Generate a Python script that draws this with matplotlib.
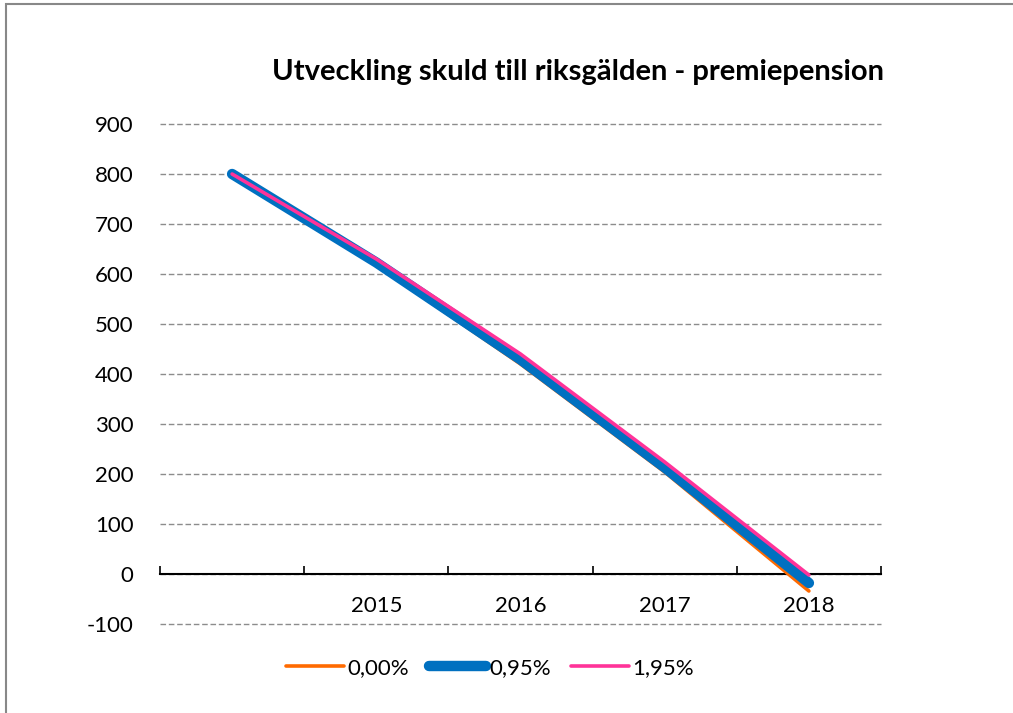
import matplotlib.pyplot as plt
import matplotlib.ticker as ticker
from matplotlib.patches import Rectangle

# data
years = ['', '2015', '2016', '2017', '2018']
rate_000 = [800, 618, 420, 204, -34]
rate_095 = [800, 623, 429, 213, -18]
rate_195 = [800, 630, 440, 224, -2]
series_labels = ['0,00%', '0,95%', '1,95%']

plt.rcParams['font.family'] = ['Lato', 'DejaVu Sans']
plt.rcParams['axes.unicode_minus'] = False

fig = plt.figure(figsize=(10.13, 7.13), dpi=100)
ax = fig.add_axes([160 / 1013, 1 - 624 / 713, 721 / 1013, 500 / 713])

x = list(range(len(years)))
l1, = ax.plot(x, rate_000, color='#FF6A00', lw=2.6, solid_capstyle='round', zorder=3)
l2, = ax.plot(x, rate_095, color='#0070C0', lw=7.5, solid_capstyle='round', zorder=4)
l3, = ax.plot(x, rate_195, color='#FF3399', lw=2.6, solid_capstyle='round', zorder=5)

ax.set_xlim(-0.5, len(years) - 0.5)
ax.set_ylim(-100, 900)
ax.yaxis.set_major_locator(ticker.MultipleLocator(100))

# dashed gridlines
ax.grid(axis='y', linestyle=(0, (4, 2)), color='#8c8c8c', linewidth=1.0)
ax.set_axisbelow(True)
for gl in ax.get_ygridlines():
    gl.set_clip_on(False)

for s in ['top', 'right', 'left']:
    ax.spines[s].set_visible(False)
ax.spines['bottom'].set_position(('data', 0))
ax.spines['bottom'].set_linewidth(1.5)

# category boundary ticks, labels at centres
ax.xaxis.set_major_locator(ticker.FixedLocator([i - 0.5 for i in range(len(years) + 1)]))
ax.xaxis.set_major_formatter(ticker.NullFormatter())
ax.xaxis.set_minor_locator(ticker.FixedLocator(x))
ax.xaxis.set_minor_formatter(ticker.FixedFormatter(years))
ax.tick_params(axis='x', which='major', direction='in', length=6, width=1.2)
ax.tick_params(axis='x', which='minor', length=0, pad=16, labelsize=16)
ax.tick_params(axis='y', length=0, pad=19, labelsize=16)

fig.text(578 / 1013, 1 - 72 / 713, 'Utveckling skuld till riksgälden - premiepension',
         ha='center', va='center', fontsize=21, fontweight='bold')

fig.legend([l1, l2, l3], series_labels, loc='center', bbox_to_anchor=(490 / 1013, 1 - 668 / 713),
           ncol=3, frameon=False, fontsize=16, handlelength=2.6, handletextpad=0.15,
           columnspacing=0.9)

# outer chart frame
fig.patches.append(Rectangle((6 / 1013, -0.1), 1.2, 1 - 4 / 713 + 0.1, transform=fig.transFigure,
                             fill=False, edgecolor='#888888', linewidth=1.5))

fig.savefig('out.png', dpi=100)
********************
From the first line above to the line containing "ax.spines['bottom'].set_linewidth(1.5)", repeat each line exactly. Pictures stay out.

Generate a Python script that draws this with matplotlib.
import matplotlib.pyplot as plt
import matplotlib.ticker as ticker
from matplotlib.patches import Rectangle

# data
years = ['', '2015', '2016', '2017', '2018']
rate_000 = [800, 618, 420, 204, -34]
rate_095 = [800, 623, 429, 213, -18]
rate_195 = [800, 630, 440, 224, -2]
series_labels = ['0,00%', '0,95%', '1,95%']

plt.rcParams['font.family'] = ['Lato', 'DejaVu Sans']
plt.rcParams['axes.unicode_minus'] = False

fig = plt.figure(figsize=(10.13, 7.13), dpi=100)
ax = fig.add_axes([160 / 1013, 1 - 624 / 713, 721 / 1013, 500 / 713])

x = list(range(len(years)))
l1, = ax.plot(x, rate_000, color='#FF6A00', lw=2.6, solid_capstyle='round', zorder=3)
l2, = ax.plot(x, rate_095, color='#0070C0', lw=7.5, solid_capstyle='round', zorder=4)
l3, = ax.plot(x, rate_195, color='#FF3399', lw=2.6, solid_capstyle='round', zorder=5)

ax.set_xlim(-0.5, len(years) - 0.5)
ax.set_ylim(-100, 900)
ax.yaxis.set_major_locator(ticker.MultipleLocator(100))

# dashed gridlines
ax.grid(axis='y', linestyle=(0, (4, 2)), color='#8c8c8c', linewidth=1.0)
ax.set_axisbelow(True)
for gl in ax.get_ygridlines():
    gl.set_clip_on(False)

for s in ['top', 'right', 'left']:
    ax.spines[s].set_visible(False)
ax.spines['bottom'].set_position(('data', 0))
ax.spines['bottom'].set_linewidth(1.5)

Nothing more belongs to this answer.